Podcast
The form of the table, who sits at the table, and how to sit at the table, as well as manners of eating, talking, and sharing are all based on a politics of instituting everyday life and public space. „Turning the table“ then is a matter of questioning hospitality and its politics around the table. Ulus Baker’s theory of intervals is based on the proximity between two things/subjects (that may or may not seem far from each other), and their participation in the existence of a total being. My talk will then focus what might constitute an architecture of proximities.
Part of Episode XI: “Architectures of Hospitality”
With Merve Bedir, Benjamin Foerster-Baldenius / raumlabor berlin, Marina Otero Verzier & Florian Malzacher
20. November 2021 – brut Vienna / Austria
In collaboration with Goethe Institut: Performing Architecture
Biography
Merve Bedir is an architect based in Rotterdam and Istanbul. Her ongoing research examines infrastructures of hospitality and mobility. A second line of research follows the human and nonhuman relationships in the context of ecology and cybernetics. She is the co-founder of Aformal Academy (an experimental school program in Pearl River Delta region), a founding member of Mutfak مطبخ Workshop (focusing on Kitchen as a cultural space in Gaziantep), and a founding member of Center for Spatial Justice in Istanbul. Merve Bedir holds a PhD from Delft University of Technology, and a BArch from Middle East Technical University in Ankara. She taught at Hong Kong University, Columbia GSAPP, and TUDelft. Currently Merve is a fellow at BAK, Utrecht.

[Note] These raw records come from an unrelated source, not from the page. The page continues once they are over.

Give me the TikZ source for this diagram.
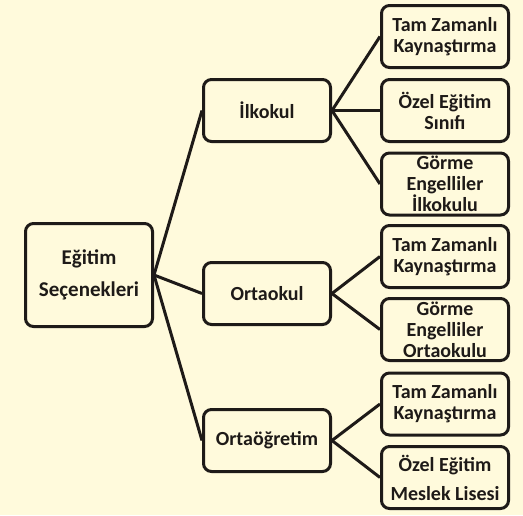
\documentclass[tikz,border=0pt]{standalone}
\usepackage{fontspec}
\setmainfont{Carlito}
\definecolor{krem}{RGB}{255,250,220}
\definecolor{koyu}{RGB}{30,26,24}
\tikzset{kutu/.style={draw=koyu, line width=3pt, rounded corners=8pt, fill=krem, minimum width=127pt, minimum height=62pt, inner sep=0pt, align=center, text=koyu, font=\bfseries\fontsize{20}{21}\selectfont},
  bag/.style={draw=koyu, line width=3pt}}

\begin{document}
\begin{tikzpicture}[x=1pt,y=-1pt]
        \fill[krem] (0,0) rectangle (523,515);
        \useasboundingbox (0,0) rectangle (523,515);
        \node[kutu, minimum height=103pt, font=\bfseries\fontsize{21}{22}\selectfont] (kok) at (89,275) {Eğitim\\[10pt]Seçenekleri};
        \node[kutu] (ilk) at (267,110.5) {İlkokul};
        \node[kutu] (orta) at (267,293.5) {Ortaokul};
        \node[kutu] (lise) at (267,440.5) {Ortaöğretim};
        \node[kutu] (ilkA) at (445,36.5) {Tam Zamanlı\\Kaynaştırma};
        \node[kutu] (ilkB) at (445,110.5) {Özel Eğitim\\Sınıfı};
        \node[kutu] (ilkC) at (445,184) {Görme\\Engelliler\\İlkokulu};
        \node[kutu] (ortaA) at (445,256.5) {Tam Zamanlı\\Kaynaştırma};
        \node[kutu] (ortaB) at (445,329.5) {Görme\\Engelliler\\Ortaokulu};
        \node[kutu] (liseA) at (445,404) {Tam Zamanlı\\Kaynaştırma};
        \node[kutu] (liseB) at (445,477.5) {Özel Eğitim\\[8pt]Meslek Lisesi};
        \draw[bag] (kok.east) -- (ilk.west);
        \draw[bag] (kok.east) -- (orta.west);
        \draw[bag] (kok.east) -- (lise.west);
        \draw[bag] (ilk.east) -- (ilkA.west);
        \draw[bag] (ilk.east) -- (ilkB.west);
        \draw[bag] (ilk.east) -- (ilkC.west);
        \draw[bag] (orta.east) -- (ortaA.west);
        \draw[bag] (orta.east) -- (ortaB.west);
        \draw[bag] (lise.east) -- (liseA.west);
        \draw[bag] (lise.east) -- (liseB.west);
      \end{tikzpicture}
\end{document}
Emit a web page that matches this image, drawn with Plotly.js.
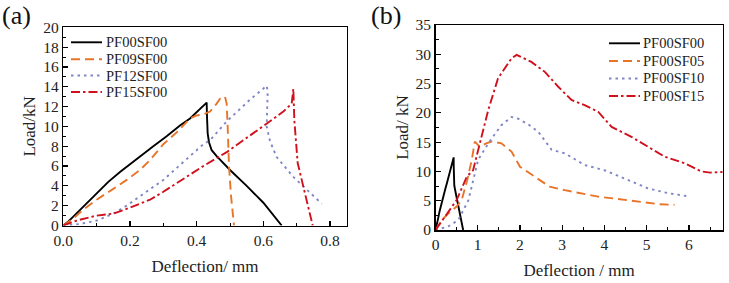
<!DOCTYPE html>
<html><head><meta charset="utf-8">
<script src="https://cdn.plot.ly/plotly-3.0.1.min.js"></script>
<style>html,body{margin:0;padding:0;background:#fff}#g{width:729px;height:283px}</style>
</head><body><div id="g"></div>
<script>
// ---- Panel (a) data ----
const a_PF00SF00_x = [0,0.015,0.03,0.045,0.06,0.1,0.135,0.17,0.2,0.235,0.27,0.31,0.35,0.38,0.4,0.415,0.43,0.431,0.433,0.437,0.445,0.46,0.48,0.5,0.55,0.6,0.655];
const a_PF00SF00_y = [0,0.4,0.9,1.4,1.9,3.3,4.4,5.4,6.2,7.1,8.0,9.0,10.1,10.8,11.4,11.9,12.4,11.0,9.3,8.4,7.6,7.0,6.3,5.6,4.0,2.3,0];
const a_PF09SF00_x = [0,0.03,0.06,0.1,0.15,0.19,0.23,0.26,0.3,0.34,0.38,0.4,0.42,0.44,0.46,0.47,0.485,0.49,0.493,0.497,0.503,0.512];
const a_PF09SF00_y = [0,0.7,1.6,2.6,3.7,4.6,5.6,6.6,8.2,9.4,10.8,11.1,11.2,11.5,12.3,12.8,13.0,12.3,10.0,6.0,3.0,0];
const a_PF12SF00_x = [0,0.05,0.1,0.15,0.19,0.26,0.3,0.36,0.42,0.44,0.49,0.56,0.6,0.61,0.613,0.61,0.62,0.64,0.69,0.73,0.775];
const a_PF12SF00_y = [0,0.15,0.5,1.2,2.0,3.6,4.6,6.4,8.2,8.6,10.5,12.7,13.9,14.1,13.5,10.0,8.5,6.9,4.9,3.6,2.2];
const a_PF15SF00_x = [0,0.04,0.1,0.15,0.2,0.26,0.3,0.37,0.42,0.49,0.55,0.59,0.66,0.685,0.69,0.693,0.703,0.728,0.748];
const a_PF15SF00_y = [0,0.5,1.0,1.2,1.8,2.6,3.4,4.9,6.0,7.4,8.8,9.8,11.5,12.3,13.8,10.6,6.3,2.9,0];

// ---- Panel (b) data ----
const b_PF00SF00_x = a_PF00SF00_x;
const b_PF00SF00_y = a_PF00SF00_y;
const b_PF00SF05_x = [0,0.15,0.3,0.5,0.62,0.75,0.86,0.93,1.05,1.2,1.33,1.56,1.8,2.0,2.35,2.7,3.06,3.5,3.85,4.2,4.56,5.03,5.3,5.66];
const b_PF00SF05_y = [0,1.7,2.8,4.0,5.1,8.5,12.0,15.1,14.2,14.8,15.1,14.8,13.4,10.8,9.1,7.4,6.8,6.2,5.7,5.4,5.1,4.6,4.4,4.3];
const b_PF00SF10_x = [0,0.3,0.54,0.78,1.01,1.25,1.56,1.8,1.96,2.2,2.43,2.75,3.06,3.53,4.0,4.56,5.03,5.5,6.02];
const b_PF00SF10_y = [0,0.6,1.7,5.1,12.0,14.8,17.9,19.3,19.0,18.0,16.8,13.7,13.1,11.1,10.2,8.5,7.1,6.3,5.7];
const b_PF00SF15_x = [0,0.22,0.5,0.74,0.89,1.05,1.25,1.48,1.8,1.92,2.27,2.59,2.9,3.22,3.53,3.85,4.17,4.64,5.03,5.43,5.9,6.29,6.5,6.8];
const b_PF00SF15_y = [0,2.3,5.1,9.1,10.2,14.8,20.5,25.9,29.3,29.9,28.7,27.0,24.5,22.2,21.3,20.2,17.6,15.9,14.2,12.5,11.4,10.0,9.8,9.9];

const namesA = ['PF00SF00','PF09SF00','PF12SF00','PF15SF00'];
const namesB = ['PF00SF00','PF00SF05','PF00SF10','PF00SF15'];
const colors = ['#000000','#E8742A','#7F86C6','#D0101C'];
const dashes = ['solid','9px,5px','2.5px,4px','9px,3px,2.5px,3px'];

const ax = [a_PF00SF00_x,a_PF09SF00_x,a_PF12SF00_x,a_PF15SF00_x];
const ay = [a_PF00SF00_y,a_PF09SF00_y,a_PF12SF00_y,a_PF15SF00_y];
const bx = [b_PF00SF00_x,b_PF00SF05_x,b_PF00SF10_x,b_PF00SF15_x];
const by = [b_PF00SF00_y,b_PF00SF05_y,b_PF00SF10_y,b_PF00SF15_y];

const traces = [];
for (let i=0;i<4;i++){
  traces.push({x:ax[i],y:ay[i],name:namesA[i],type:'scatter',mode:'lines',xaxis:'x',yaxis:'y',showlegend:false,
    line:{color:colors[i],dash:dashes[i],width:1.9}});
}
for (let i=0;i<4;i++){
  traces.push({x:bx[i],y:by[i],name:namesB[i],type:'scatter',mode:'lines',xaxis:'x2',yaxis:'y2',showlegend:false,
    line:{color:colors[i],dash:dashes[i],width:1.9}});
}

const W=729,H=283;
const F='"Liberation Serif", "Times New Roman", Times, serif';
function axisBase(extra){
  return Object.assign({showline:true,linecolor:'#000',linewidth:1.5,mirror:true,ticks:'inside',ticklen:5,
    tickwidth:1.2,tickcolor:'#000',showgrid:false,zeroline:false,tickfont:{family:F,size:15.5,color:'#222'}},extra);
}
const tf = {family:F,size:17,color:'#222'};

// hand-built legends (paper coordinates)
const shapes = [], annotations = [];
function addLegend(names, x0, x1, xt, rows){
  for (let i=0;i<names.length;i++){
    const yy = 1-rows[i]/H;
    shapes.push({type:'line',xref:'paper',yref:'paper',x0:x0/W,x1:x1/W,y0:yy,y1:yy,
      line:{color:colors[i],dash:dashes[i],width:1.9}});
    annotations.push({text:names[i],x:xt/W,y:yy,xref:'paper',yref:'paper',xanchor:'left',yanchor:'middle',
      showarrow:false,font:{family:F,size:14.5,color:'#222'}});
  }
}
addLegend(namesA, 71, 102, 104, [42.3,59.3,75.5,92]);
addLegend(namesB, 609, 640, 641, [43.3,61,78.5,96]);
annotations.push({text:'(a)',x:0/W,y:1-16/H,xref:'paper',yref:'paper',xanchor:'left',yanchor:'middle',showarrow:false,font:{family:F,size:26,color:'#111'}});
annotations.push({text:'(b)',x:369/W,y:1-16/H,xref:'paper',yref:'paper',xanchor:'left',yanchor:'middle',showarrow:false,font:{family:F,size:26,color:'#111'}});

const layout = {
  width:W,height:H,margin:{l:0,r:0,t:0,b:0},paper_bgcolor:'#fff',plot_bgcolor:'#fff',
  font:{family:F,color:'#222'},showlegend:false,
  xaxis: axisBase({domain:[63.3/W,346.7/W],range:[0,0.85],dtick:0.2,tick0:0,tickformat:'.1f',
    minor:{dtick:0.1,ticks:'inside',ticklen:3,tickwidth:1,tickcolor:'#000'},title:{text:'Deflection/ mm',standoff:12,font:tf}}),
  yaxis: axisBase({domain:[1-225.5/H,1-27.3/H],range:[0,20],dtick:2,
    minor:{dtick:1,ticks:'inside',ticklen:3,tickwidth:1,tickcolor:'#000'},title:{text:'Load/kN',standoff:3,font:tf}}),
  xaxis2: axisBase({anchor:'y2',domain:[435.5/W,722.7/W],range:[0,6.8],dtick:1,tick0:0,
    minor:{dtick:0.5,ticks:'inside',ticklen:3,tickwidth:1,tickcolor:'#000'},title:{text:'Deflection / mm',standoff:12,font:tf}}),
  yaxis2: axisBase({anchor:'x2',domain:[1-230/H,1-25/H],range:[0,35],dtick:5,
    minor:{dtick:2.5,ticks:'inside',ticklen:3,tickwidth:1,tickcolor:'#000'},title:{text:'Load/ kN',standoff:2,font:tf}}),
  shapes:shapes, annotations:annotations
};
Plotly.newPlot('g',traces,layout,{staticPlot:true,displayModeBar:false});
</script></body></html>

Merve curated „uncommon river“ (Plovdiv, Bulgaria, 2015), „Vocabulary of Hospitality“ (Istanbul, 2015), and co-curated „Automated Landscapes“ (Shenzhen, 2017 and 2019). Most recently her work „Unsettled Urbanism“ was exhibited in Matadero Madrid (2020), and Venice Architecture Biennale’s main exhibition (2020/2021). Another recent work „Floor Table“ (2022) is presented by the Smithsonian Design Museum. She designed and managed the architectural adaptation and reuse project of Postane, Istanbul. She took part in Istanbul Design, Saõ Paulo, Shenzhen, Bucharest Biennales, and Oslo Triennale. Merve wrote in Harvard Design Magazine, AD Magazine, and The Funambulist among others. Her work was awarded by Prins Claus Foundation, European Cultural Foundation, and Europan; and has been reviewed in The Guardian, Metropolis, and Avery Review.